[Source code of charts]
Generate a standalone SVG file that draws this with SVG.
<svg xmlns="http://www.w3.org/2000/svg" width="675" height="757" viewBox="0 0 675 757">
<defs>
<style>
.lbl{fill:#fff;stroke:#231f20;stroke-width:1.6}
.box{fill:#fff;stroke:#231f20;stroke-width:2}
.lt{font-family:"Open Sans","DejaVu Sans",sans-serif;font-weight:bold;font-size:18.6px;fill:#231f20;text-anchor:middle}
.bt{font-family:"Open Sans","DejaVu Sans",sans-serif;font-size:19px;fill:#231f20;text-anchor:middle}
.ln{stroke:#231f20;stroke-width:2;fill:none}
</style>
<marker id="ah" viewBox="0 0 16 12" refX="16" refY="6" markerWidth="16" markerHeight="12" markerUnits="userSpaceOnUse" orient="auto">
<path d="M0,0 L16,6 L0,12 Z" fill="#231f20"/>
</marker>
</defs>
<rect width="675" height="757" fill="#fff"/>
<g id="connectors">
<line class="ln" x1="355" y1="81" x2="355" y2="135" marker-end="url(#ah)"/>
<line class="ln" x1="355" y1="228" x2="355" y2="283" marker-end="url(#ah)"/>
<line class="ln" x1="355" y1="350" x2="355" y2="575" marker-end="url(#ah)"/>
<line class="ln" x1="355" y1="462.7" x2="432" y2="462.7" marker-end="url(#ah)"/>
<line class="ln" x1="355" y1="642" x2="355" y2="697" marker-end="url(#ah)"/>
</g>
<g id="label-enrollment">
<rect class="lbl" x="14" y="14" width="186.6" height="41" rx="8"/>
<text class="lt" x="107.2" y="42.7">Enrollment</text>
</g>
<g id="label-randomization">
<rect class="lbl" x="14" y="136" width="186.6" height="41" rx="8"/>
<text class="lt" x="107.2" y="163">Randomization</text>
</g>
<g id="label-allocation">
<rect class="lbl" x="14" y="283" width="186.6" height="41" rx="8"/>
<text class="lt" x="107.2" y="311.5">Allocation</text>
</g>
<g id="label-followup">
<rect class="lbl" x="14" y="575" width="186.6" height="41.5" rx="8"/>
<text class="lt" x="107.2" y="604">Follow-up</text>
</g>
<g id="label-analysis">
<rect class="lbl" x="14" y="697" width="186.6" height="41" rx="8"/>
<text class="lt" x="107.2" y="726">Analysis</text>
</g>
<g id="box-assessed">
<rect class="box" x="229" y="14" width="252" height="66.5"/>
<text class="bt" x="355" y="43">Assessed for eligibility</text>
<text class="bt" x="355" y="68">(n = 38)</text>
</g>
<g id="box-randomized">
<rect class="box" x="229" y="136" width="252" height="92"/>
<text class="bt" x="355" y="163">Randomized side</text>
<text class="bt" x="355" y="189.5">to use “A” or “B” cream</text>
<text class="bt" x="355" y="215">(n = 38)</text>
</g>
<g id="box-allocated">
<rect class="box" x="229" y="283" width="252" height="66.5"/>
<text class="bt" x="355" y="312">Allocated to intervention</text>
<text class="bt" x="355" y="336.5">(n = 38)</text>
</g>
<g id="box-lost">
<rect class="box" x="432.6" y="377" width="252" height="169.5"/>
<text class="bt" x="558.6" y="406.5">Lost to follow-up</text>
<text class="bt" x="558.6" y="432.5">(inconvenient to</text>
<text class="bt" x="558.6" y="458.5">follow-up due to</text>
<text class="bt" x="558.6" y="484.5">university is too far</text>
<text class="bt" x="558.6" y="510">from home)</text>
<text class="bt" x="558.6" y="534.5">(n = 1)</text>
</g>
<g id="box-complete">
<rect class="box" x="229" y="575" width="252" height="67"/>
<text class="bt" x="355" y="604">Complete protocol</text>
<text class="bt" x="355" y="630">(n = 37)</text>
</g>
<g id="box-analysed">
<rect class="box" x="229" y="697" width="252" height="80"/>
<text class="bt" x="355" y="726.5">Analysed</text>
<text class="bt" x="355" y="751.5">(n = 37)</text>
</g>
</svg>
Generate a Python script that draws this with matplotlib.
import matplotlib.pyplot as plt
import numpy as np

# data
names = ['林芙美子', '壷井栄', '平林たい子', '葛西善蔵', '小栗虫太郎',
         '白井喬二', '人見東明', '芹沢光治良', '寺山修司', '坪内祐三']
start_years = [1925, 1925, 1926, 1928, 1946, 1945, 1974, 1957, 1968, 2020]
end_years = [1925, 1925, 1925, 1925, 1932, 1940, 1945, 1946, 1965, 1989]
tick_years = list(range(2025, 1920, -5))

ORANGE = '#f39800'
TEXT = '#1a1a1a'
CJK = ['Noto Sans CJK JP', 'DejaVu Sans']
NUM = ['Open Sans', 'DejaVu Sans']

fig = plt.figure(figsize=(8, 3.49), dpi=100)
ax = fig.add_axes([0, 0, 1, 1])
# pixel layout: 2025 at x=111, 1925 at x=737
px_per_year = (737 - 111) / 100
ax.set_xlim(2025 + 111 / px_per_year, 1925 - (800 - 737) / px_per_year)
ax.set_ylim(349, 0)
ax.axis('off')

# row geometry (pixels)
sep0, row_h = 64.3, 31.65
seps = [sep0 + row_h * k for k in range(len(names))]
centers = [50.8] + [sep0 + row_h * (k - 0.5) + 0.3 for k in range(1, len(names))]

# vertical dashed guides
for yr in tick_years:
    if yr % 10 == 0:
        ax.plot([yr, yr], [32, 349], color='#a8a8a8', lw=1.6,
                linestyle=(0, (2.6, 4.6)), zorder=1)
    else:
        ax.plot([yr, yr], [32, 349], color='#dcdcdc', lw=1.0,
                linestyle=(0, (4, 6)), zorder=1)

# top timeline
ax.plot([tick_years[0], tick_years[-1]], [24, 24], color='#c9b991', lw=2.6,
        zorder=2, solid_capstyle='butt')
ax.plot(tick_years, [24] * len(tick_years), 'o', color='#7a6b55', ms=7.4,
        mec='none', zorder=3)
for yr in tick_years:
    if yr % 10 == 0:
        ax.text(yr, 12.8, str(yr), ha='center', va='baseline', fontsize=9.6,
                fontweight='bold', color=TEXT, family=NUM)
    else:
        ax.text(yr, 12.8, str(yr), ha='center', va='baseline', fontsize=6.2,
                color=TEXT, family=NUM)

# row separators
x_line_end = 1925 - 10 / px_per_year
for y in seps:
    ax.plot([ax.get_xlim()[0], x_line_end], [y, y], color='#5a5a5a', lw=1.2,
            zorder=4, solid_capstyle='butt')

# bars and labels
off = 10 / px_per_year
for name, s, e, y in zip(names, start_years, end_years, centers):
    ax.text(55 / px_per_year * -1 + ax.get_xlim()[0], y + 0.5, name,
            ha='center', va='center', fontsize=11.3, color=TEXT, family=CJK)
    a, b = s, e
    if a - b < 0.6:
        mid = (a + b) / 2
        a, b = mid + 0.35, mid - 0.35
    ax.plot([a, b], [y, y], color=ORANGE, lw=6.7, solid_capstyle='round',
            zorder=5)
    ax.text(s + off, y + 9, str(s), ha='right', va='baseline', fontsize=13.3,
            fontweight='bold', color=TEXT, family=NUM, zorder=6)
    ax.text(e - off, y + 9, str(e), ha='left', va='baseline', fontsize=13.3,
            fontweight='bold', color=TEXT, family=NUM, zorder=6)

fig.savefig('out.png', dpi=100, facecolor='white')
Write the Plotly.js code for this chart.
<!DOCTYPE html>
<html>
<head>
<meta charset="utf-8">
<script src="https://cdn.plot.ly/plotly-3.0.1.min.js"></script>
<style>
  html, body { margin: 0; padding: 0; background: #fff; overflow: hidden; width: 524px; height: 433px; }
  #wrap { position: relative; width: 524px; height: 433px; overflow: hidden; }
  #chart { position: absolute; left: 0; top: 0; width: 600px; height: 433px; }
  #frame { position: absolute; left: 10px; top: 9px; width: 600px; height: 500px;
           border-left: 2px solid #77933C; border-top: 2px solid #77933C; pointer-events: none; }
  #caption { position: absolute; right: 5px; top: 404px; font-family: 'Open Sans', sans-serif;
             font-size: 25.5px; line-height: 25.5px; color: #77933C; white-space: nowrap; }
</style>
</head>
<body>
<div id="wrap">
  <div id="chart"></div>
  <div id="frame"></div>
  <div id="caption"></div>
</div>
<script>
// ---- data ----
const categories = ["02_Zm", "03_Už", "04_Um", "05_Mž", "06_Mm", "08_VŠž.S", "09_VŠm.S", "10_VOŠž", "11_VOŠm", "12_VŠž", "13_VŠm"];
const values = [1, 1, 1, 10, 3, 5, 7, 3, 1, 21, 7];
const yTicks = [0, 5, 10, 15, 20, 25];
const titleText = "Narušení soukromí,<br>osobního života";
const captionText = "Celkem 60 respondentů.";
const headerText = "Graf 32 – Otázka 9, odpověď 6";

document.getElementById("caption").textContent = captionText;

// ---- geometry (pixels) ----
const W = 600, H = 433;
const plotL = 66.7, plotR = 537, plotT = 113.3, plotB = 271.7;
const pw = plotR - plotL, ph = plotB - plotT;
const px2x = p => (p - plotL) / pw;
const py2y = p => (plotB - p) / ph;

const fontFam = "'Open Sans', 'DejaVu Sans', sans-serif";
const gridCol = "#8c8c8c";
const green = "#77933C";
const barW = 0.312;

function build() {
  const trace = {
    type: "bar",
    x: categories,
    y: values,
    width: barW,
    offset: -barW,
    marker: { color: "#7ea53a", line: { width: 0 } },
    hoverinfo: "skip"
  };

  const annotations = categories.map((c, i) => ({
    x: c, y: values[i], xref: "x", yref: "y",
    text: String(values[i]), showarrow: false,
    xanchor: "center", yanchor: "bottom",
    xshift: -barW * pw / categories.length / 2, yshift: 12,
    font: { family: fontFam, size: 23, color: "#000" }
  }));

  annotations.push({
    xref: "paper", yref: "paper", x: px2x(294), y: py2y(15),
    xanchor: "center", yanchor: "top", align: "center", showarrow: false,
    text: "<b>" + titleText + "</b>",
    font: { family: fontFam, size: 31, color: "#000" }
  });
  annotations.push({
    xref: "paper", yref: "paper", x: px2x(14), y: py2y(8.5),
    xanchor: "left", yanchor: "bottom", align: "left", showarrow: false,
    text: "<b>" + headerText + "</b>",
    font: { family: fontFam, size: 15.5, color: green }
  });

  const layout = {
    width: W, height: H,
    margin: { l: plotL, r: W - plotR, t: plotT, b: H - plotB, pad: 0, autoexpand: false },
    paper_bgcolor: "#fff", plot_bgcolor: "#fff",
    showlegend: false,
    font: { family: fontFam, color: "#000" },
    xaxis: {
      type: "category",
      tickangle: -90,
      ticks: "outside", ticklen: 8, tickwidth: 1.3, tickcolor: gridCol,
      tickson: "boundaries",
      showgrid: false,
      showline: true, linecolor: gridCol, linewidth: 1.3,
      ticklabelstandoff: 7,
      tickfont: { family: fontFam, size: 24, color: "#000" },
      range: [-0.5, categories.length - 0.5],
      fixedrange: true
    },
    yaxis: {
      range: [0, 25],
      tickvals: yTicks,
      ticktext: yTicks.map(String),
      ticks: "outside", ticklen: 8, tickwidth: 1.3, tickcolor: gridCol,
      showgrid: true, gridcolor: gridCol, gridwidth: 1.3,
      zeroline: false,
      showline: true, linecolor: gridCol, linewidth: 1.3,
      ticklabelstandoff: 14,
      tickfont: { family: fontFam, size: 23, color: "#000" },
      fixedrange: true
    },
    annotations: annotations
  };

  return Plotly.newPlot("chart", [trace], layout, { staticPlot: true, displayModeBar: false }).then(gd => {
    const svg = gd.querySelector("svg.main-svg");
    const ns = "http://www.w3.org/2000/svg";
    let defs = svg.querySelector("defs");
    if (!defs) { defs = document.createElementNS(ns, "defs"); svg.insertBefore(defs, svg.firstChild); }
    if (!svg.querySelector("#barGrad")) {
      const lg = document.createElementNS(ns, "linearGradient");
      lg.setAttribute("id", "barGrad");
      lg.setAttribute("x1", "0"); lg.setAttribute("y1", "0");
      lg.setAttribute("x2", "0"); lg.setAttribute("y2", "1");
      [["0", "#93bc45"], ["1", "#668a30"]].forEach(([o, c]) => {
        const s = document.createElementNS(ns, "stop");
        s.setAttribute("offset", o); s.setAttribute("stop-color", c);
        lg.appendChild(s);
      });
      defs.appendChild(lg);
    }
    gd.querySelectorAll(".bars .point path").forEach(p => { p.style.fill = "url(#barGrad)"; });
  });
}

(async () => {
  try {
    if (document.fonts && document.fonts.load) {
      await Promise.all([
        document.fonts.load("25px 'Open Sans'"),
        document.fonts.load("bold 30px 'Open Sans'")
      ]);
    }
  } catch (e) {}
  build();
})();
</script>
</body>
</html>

■ **Requirements**
Output exactly one stretch of the listing: from the line containing "Generate a Python" through the line containing "centers = [50.8]", both end lines included.

■ **Response for this exercise**
Generate a Python script that draws this with matplotlib.
import matplotlib.pyplot as plt
import numpy as np

# data
names = ['林芙美子', '壷井栄', '平林たい子', '葛西善蔵', '小栗虫太郎',
         '白井喬二', '人見東明', '芹沢光治良', '寺山修司', '坪内祐三']
start_years = [1925, 1925, 1926, 1928, 1946, 1945, 1974, 1957, 1968, 2020]
end_years = [1925, 1925, 1925, 1925, 1932, 1940, 1945, 1946, 1965, 1989]
tick_years = list(range(2025, 1920, -5))

ORANGE = '#f39800'
TEXT = '#1a1a1a'
CJK = ['Noto Sans CJK JP', 'DejaVu Sans']
NUM = ['Open Sans', 'DejaVu Sans']

fig = plt.figure(figsize=(8, 3.49), dpi=100)
ax = fig.add_axes([0, 0, 1, 1])
# pixel layout: 2025 at x=111, 1925 at x=737
px_per_year = (737 - 111) / 100
ax.set_xlim(2025 + 111 / px_per_year, 1925 - (800 - 737) / px_per_year)
ax.set_ylim(349, 0)
ax.axis('off')

# row geometry (pixels)
sep0, row_h = 64.3, 31.65
seps = [sep0 + row_h * k for k in range(len(names))]
centers = [50.8] + [sep0 + row_h * (k - 0.5) + 0.3 for k in range(1, len(names))]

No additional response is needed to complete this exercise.